As business leaders grapple with a rapidly evolving freight landscape—marked by cost pressures, supply chain disruptions, and labor shortages—understanding market dynamics becomes crucial for effective decision-making. Insights from industry experts can help cut through the complexity and identify actionable strategies.
I. The Current Freight Economy: Balancing Risks and Opportunities
Lee Klaskow, Senior Global Transportation and Logistics Analyst at Bloomberg Intelligence, provides a comprehensive analysis of today's freight market. He highlights how global economic complexities create both challenges and opportunities:
- Demand-Side Factors: Shifting consumer spending patterns toward services (travel, dining) has reduced goods consumption, impacting freight volumes. Businesses must monitor inventory adjustments and spending trends closely.
- Supply-Side Constraints: Equipment shortages, aging infrastructure, and persistent truck driver shortages continue to limit capacity while driving up costs.
- Pricing Volatility: Fuel price fluctuations create uncertainty in road transport costs, while other modes (rail, ocean, air) face their own pricing pressures.
II. Peak Season Preparations: Adapting to New Realities
With economic headwinds potentially dampening traditional peak season demand, Klaskow recommends:
- Advanced Planning: Develop detailed transportation plans early, accounting for potential delays.
- Diversified Transportation: Avoid over-reliance on single modes; create flexible routing options.
- Collaborative Approaches: Strengthen coordination with logistics providers and suppliers.
- Inventory Optimization: Balance stock levels to prevent both shortages and overstocking.

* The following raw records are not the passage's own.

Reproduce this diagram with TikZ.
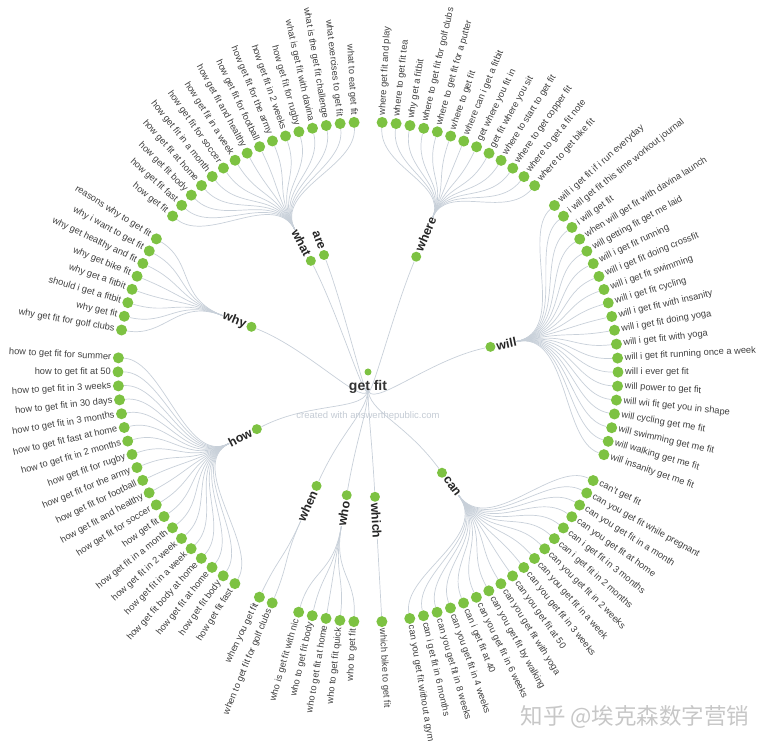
\documentclass[tikz,border=0pt]{standalone}
\usepackage{fontspec}
\setmainfont{Liberation Sans}
\newfontfamily\cjkfont{Noto Sans CJK SC}
\usetikzlibrary{calc}

\definecolor{atpgreen}{RGB}{125,194,66}
\definecolor{atpline}{RGB}{200,208,217}
\definecolor{atptext}{RGB}{64,64,64}
\definecolor{atpmark}{RGB}{196,203,212}

\begin{document}
\begin{tikzpicture}[x=1pt, y=1pt,
  dot/.style={circle, fill=atpgreen, inner sep=0pt, minimum size=11pt},
  link/.style={draw=atpline, line width=0.7pt},
  leaftext/.style={text=atptext, inner sep=0pt, font=\fontsize{9.3}{10}\selectfont},
  branchtext/.style={text=black!85, inner sep=0pt, font=\fontsize{12.5}{13}\selectfont\bfseries}]
\useasboundingbox (-368,-377) rectangle (400,372);

\node[dot, minimum size=7pt] (root) at (0,0) {};
\coordinate (root-h) at (0,-16);
\coordinate (root-c) at (0,-40);

\foreach \b/\ba in {what/117.2, are/110.6, where/67.3, will/11.6, can/-53.7,
    which/-86.8, who/-99.8, when/-114.3, how/-152.8, why/158.8} {
  \pgfmathsetmacro\ro{cos(\ba)<0 ? 180 : 0}
  \ifdim\ro pt>1pt \def\an{east}\def\far{west}\else\def\an{west}\def\far{east}\fi
  \node[dot, minimum size=10pt] (\b) at (\ba:125) {};
  \draw[link] (root-h) .. controls (root-c) and (\ba:62) .. (\b);
  \node[branchtext, anchor=\an, rotate=\ba+\ro] (\b-l) at (\ba:131) {\b};
  \coordinate (\b-h) at (\b-l.\far);
}

\foreach \b/\ba/\sa/\lst in {
  what/117.2/141.4/{how get fit, how get fit fast, how get fit body, how get fit at home,
    how get fit in a month, how get fit for soccer, how get fit in a week,
    how get fit and healthy, how get fit for football, how get fit for the army,
    how get fit in 2 weeks, how get fit for rugby, what is get fit with davina,
    what is the get fit challenge, what exercises to get fit, what to eat get fit},
  where/67.3/86.76/{where get fit and play, where to get fit tea, why get a fitbit,
    where to get fit for golf clubs, where to get fit for a putter, where to get fit,
    where can i get a fitbit, get where you fit in, get fit where you sit,
    where to start to get fit, where to get copper fit, where to get a fit note,
    where to get bike fit},
  will/11.6/41.76/{will i get fit if i run everyday, i will get fit this time workout journal,
    i will get fit, when will get fit with davina launch, will getting fit get me laid,
    will i get fit running, will i get fit doing crossfit, will i get fit swimming,
    will i get fit cycling, will i get fit with insanity, will i get fit doing yoga,
    will i get fit with yoga, will i get fit running once a week, will i ever get fit,
    will power to get fit, will wii fit get you in shape, will cycling get me fit,
    will swimming get me fit, will walking get me fit, will insanity get me fit},
  can/-53.7/-25.74/{can't get fit, can you get fit while pregnant, can you get fit in a month,
    can you get fit at home, can i get fit in 3 months, can i get fit in 2 months,
    can you get fit in 2 weeks, can you get fit in a week, can you get fit in 3 weeks,
    can you get fit at 50, can you get fit with yoga, can you get fit by walking,
    can you get fit in 6 weeks, can i get fit at 40, can you get fit in 4 weeks,
    can you get fit in 8 weeks, can i get fit in 6 months, can you get fit without a gym},
  which/-86.8/-86.81/{which bike to get fit},
  who/-99.8/-93.24/{who to get fit, who to get fit quick, who to get fit at home,
    who to get fit body, who is get fit with nic},
  when/-114.3/-112.53/{when to get fit for golf clubs, when you get fit},
  how/-152.8/-122.17/{how get fit fast, how get fit body, how get fit at home,
    how get fit body at home, how get fit in a week, how get fit in 2 week,
    how get fit in a month, how get fit, how get fit for soccer, how get fit and healthy,
    how get fit for football, how get fit for the army, how get fit for rugby,
    how to get fit in 2 months, how to get fit fast at home, how to get fit in 3 months,
    how to get fit in 30 days, how to get fit in 3 weeks, how to get fit at 50,
    how to get fit for summer},
  why/158.8/-189.67/{why get fit for golf clubs, why get fit, should i get a fitbit,
    why get a fitbit, why get bike fit, why get healthy and fit, why i want to get fit,
    reasons why to get fit}} {
  \foreach \t [count=\k from 0] in \lst {
    \pgfmathsetmacro\a{\sa-3.2143*\k}
    \pgfmathsetmacro\ro{cos(\a)<0 ? 180 : 0}
    \ifdim\ro pt>1pt \def\an{east}\else\def\an{west}\fi
    \node[dot] (\b-\k) at (\a:250) {};
    \draw[link] (\b-h) .. controls (\ba:205) and (\a:205) .. (\b-\k);
    \node[leaftext, anchor=\an, rotate=\a+\ro] at (\a:257) {\t};
  }
}

\node[text=black!80, inner sep=0pt, font=\fontsize{14}{15}\selectfont\bfseries] (getfit) at (0,-14.5) {get fit};
\node[text=atpmark, inner sep=0pt, font=\fontsize{9.5}{10}\selectfont] (credit) at (0,-44) {created with answerthepublic.com};
\node[text=black!22, inner sep=0pt, font=\cjkfont\fontsize{22.5}{24}\selectfont] (zhihu) at (267,-345) {知乎 @埃克森数字营销};

\end{tikzpicture}
\end{document}
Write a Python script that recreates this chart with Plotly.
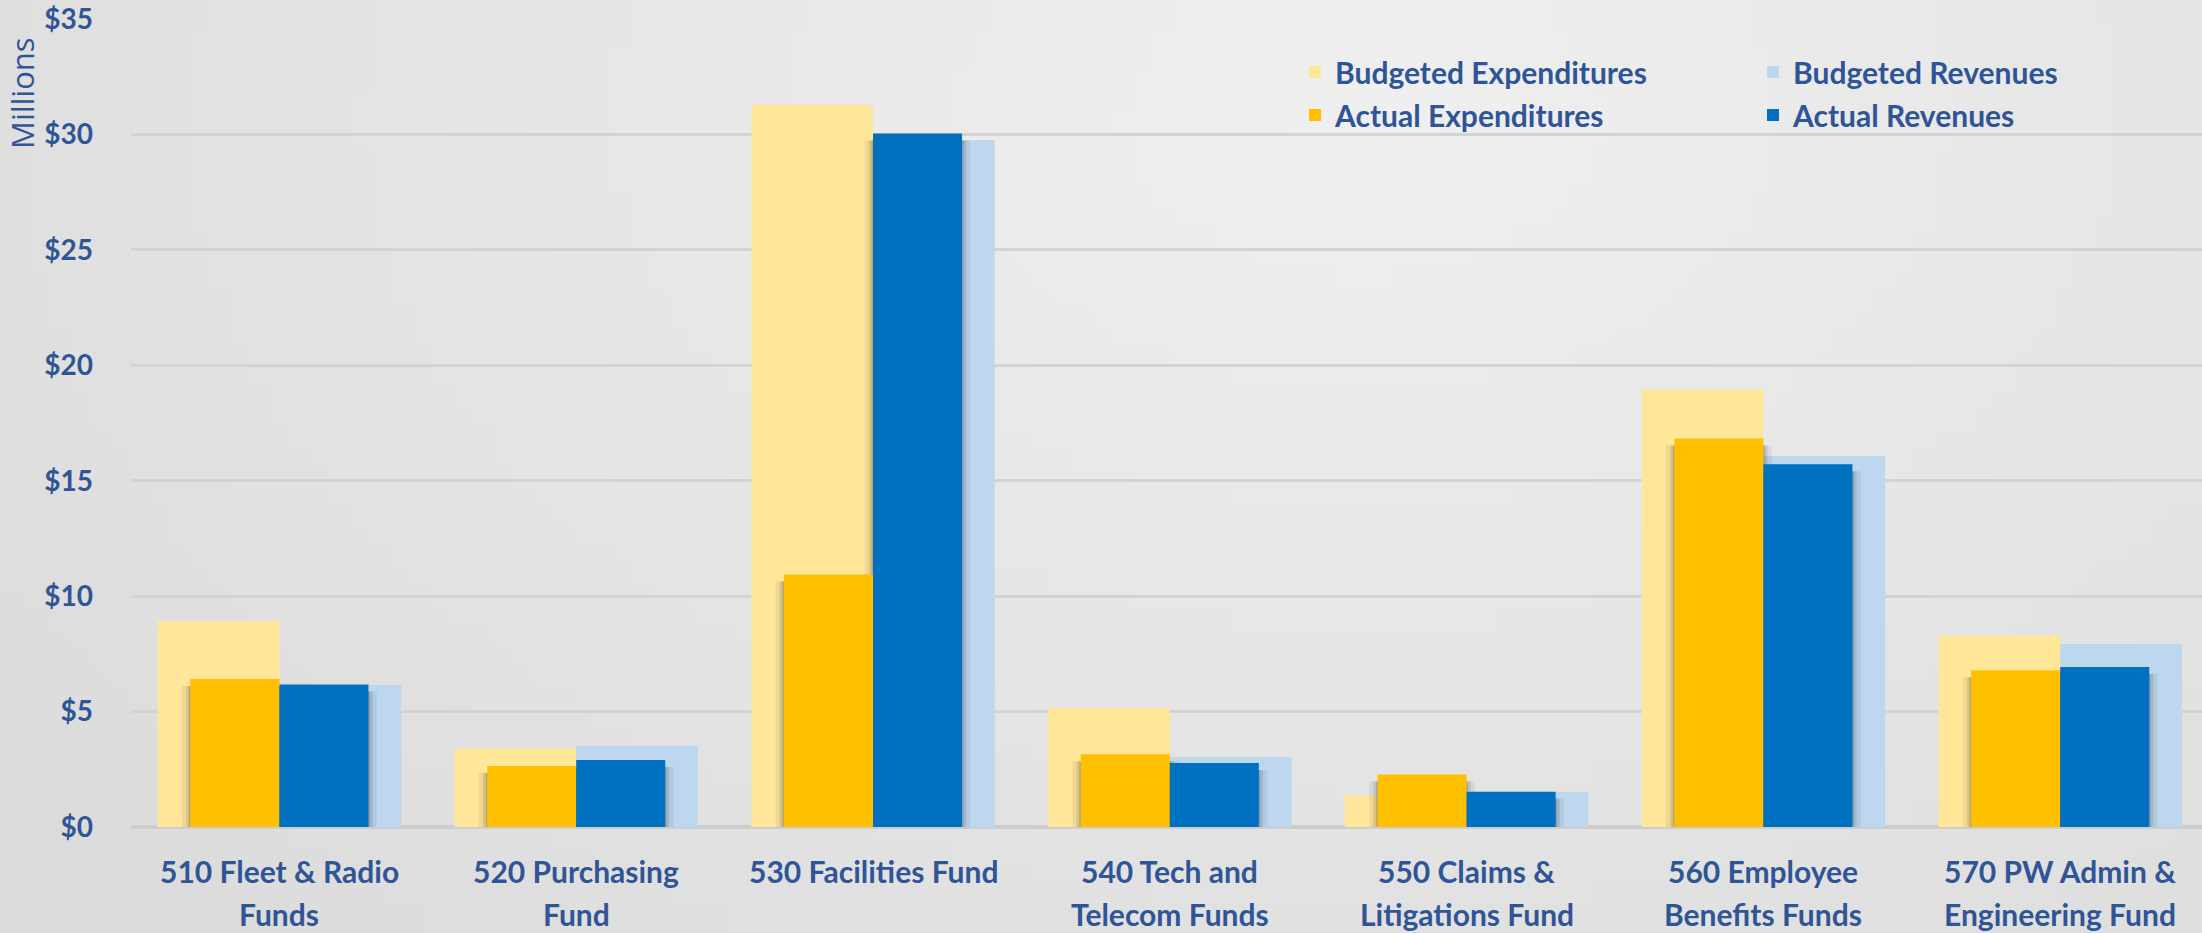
import plotly.graph_objects as go
import zlib, struct, base64, math

# ---------------- data ----------------
categories = [
    "510 Fleet & Radio<br>Funds",
    "520 Purchasing<br>Fund",
    "530 Facilities Fund",
    "540 Tech and<br>Telecom Funds",
    "550 Claims &<br>Litigations Fund",
    "560 Employee<br>Benefits Funds",
    "570 PW Admin &<br>Engineering Fund",
]
budgeted_expenditures = [8.92, 3.39, 31.27, 5.15, 1.37, 18.96, 8.29]
actual_expenditures = [6.41, 2.64, 10.94, 3.15, 2.27, 16.83, 6.79]
budgeted_revenues = [6.15, 3.52, 29.75, 3.03, 1.52, 16.07, 7.93]
actual_revenues = [6.17, 2.90, 30.04, 2.77, 1.53, 15.71, 6.93]
y_tick_values = [0, 5, 10, 15, 20, 25, 30, 35]
y_tick_labels = ["$0", "$5", "$10", "$15", "$20", "$25", "$30", "$35"]

# ---------------- style ----------------
W, H = 2202, 933
ML, MR, MT, MB = 131, 0, 19, 106
PW, PH = W - ML - MR, H - MT - MB
TXT = "#2F5597"
FONT = "Lato"
C_BE, C_AE, C_BR, C_AR = "#FFE699", "#FFC000", "#BDD7EE", "#0070C0"
BW, AW = 0.41, 0.30
cat_spacing_px = 296.8
x_end = -0.5 + PW / cat_spacing_px


# background gradient as small PNG
def make_png(w, h, fn):
    raw = b""
    for j in range(h):
        row = b"\x00"
        for i in range(w):
            v = fn(i / (w - 1), j / (h - 1))
            row += bytes([v, v, v])
        raw += row

    def chunk(tag, data):
        c = struct.pack(">I", len(data)) + tag + data
        return c + struct.pack(">I", zlib.crc32(tag + data) & 0xFFFFFFFF)

    png = b"\x89PNG\r\n\x1a\n"
    png += chunk(b"IHDR", struct.pack(">IIBBBBB", w, h, 8, 2, 0, 0, 0))
    png += chunk(b"IDAT", zlib.compress(raw, 9))
    png += chunk(b"IEND", b"")
    return "data:image/png;base64," + base64.b64encode(png).decode()


def grad(x, y):
    d = math.sqrt(((x - 0.62) / 0.62) ** 2 + ((y - 0.12) / 1.0) ** 2)
    return int(max(219, min(240, 240 - 16 * d)))


bg_src = make_png(110, 47, grad)

xs = list(range(len(categories)))

fig = go.Figure()
fig.add_trace(go.Bar(x=xs, y=budgeted_expenditures, name="Budgeted Expenditures",
                     width=BW, offset=-BW, marker=dict(color=C_BE, line=dict(width=0)),
                     legend="legend", legendgroup="be", hoverinfo="y"))
fig.add_trace(go.Bar(x=xs, y=budgeted_revenues, name="Budgeted Revenues",
                     width=BW, offset=0, marker=dict(color=C_BR, line=dict(width=0)),
                     legend="legend2", legendgroup="br", hoverinfo="y"))

# soft shadows under the actual bars
for ext, alpha in [(0.028, 0.07), (0.014, 0.12), (0.005, 0.18)]:
    for vals, off in [(actual_expenditures, -AW), (actual_revenues, 0.0)]:
        fig.add_trace(go.Bar(x=xs, y=[v - 0.3 for v in vals], width=AW + 2 * ext,
                             offset=off - ext, showlegend=False, hoverinfo="skip",
                             marker=dict(color=f"rgba(40,40,40,{alpha})", line=dict(width=0))))

fig.add_trace(go.Bar(x=xs, y=actual_expenditures, name="Actual Expenditures",
                     width=AW, offset=-AW, marker=dict(color=C_AE, line=dict(width=0)),
                     legend="legend", legendgroup="ae", hoverinfo="y"))
fig.add_trace(go.Bar(x=xs, y=actual_revenues, name="Actual Revenues",
                     width=AW, offset=0, marker=dict(color=C_AR, line=dict(width=0)),
                     legend="legend2", legendgroup="ar", hoverinfo="y"))

annotations = []
line_y = [(MT + PH - 871) / PH, (MT + PH - 914) / PH]
for i, cat in enumerate(categories):
    for k, part in enumerate(cat.split("<br>")):
        annotations.append(dict(x=i, y=line_y[k], xref="x", yref="paper", text=part,
                                showarrow=False, xanchor="center", yanchor="middle",
                                font=dict(family=FONT, size=30, color=TXT, weight="bold")))
annotations.append(dict(x=(22 - ML) / PW, y=(MT + PH - 93) / PH, xref="paper", yref="paper",
                        text="Millions", textangle=-90, showarrow=False,
                        xanchor="center", yanchor="middle", borderpad=0,
                        font=dict(family="Open Sans", size=31, color=TXT)))

legend_common = dict(orientation="v", yanchor="top", xanchor="left",
                     bgcolor="rgba(0,0,0,0)", borderwidth=0, tracegroupgap=1,
                     font=dict(family=FONT, size=30, color=TXT, weight="bold"),
                     itemclick=False, itemdoubleclick=False)

fig.update_layout(
    width=W, height=H,
    margin=dict(l=ML, r=MR, t=MT, b=MB, pad=0),
    barmode="overlay",
    paper_bgcolor="#e6e6e6",
    plot_bgcolor="rgba(0,0,0,0)",
    images=[dict(source=bg_src, xref="paper", yref="paper",
                 x=-ML / PW, y=1 + MT / PH, sizex=W / PW, sizey=H / PH,
                 xanchor="left", yanchor="top", sizing="stretch", layer="below")],
    xaxis=dict(range=[-0.5, x_end], showticklabels=False, showgrid=False,
               zeroline=False, showline=False, ticks="", fixedrange=True),
    yaxis=dict(range=[0, 35], tickvals=y_tick_values, ticktext=y_tick_labels,
               showgrid=True, gridcolor="#d3d3d3", gridwidth=3,
               zeroline=True, zerolinecolor="#cdcdcd", zerolinewidth=4,
               showline=False, ticks="", ticklabelstandoff=37,
               tickfont=dict(family=FONT, size=28, color=TXT, weight="bold")),
    legend=dict(x=(1295 - ML) / PW, y=(MT + PH - 46) / PH, **legend_common),
    legend2=dict(x=(1753 - ML) / PW, y=(MT + PH - 46) / PH, **legend_common),
    annotations=annotations,
    showlegend=True,
)

fig.write_html(
    "out.html",
    config={"displayModeBar": False},
    post_script="document.body.style.margin='0';document.body.style.overflow='hidden';"
                "document.documentElement.style.overflow='hidden';",
)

III. The Service Economy Shift: Implications for Freight
The growing dominance of service-based consumption requires freight operators to:
- Expand Service Offerings: Move beyond basic transportation to integrated warehousing, distribution, and supply chain solutions.
- Enhance Service Quality: Deliver customized, customer-centric experiences to build loyalty.
- Leverage Technology: Implement AI and data analytics to optimize routes and improve efficiency.
- Prioritize Sustainability: Adopt eco-friendly practices in packaging, fuel use, and operations.
IV. Rail Labor Dynamics: Assessing Potential Disruptions
Ongoing U.S. rail labor negotiations pose significant risks to freight stability. Klaskow advises businesses to:
- Monitor negotiation developments closely.
- Develop contingency plans using alternative transport modes.
- Maintain open communication channels with rail providers.
- Diversify transportation networks to mitigate rail-dependent risks.
V. Expert Perspective: Lee A. Klaskow
As Bloomberg Intelligence's Senior Global Transportation and Logistics Analyst, Klaskow brings over 16 years of freight market expertise. His research spans global shipping, air cargo, logistics, and North American trucking/rail sectors. A frequent media commentator and conference speaker, he previously held senior analyst roles at Longbow Research and Prudential Equity Group, earning recognition for earnings forecast accuracy. Klaskow holds finance and management degrees from Ithaca College and an MBA from Fordham University.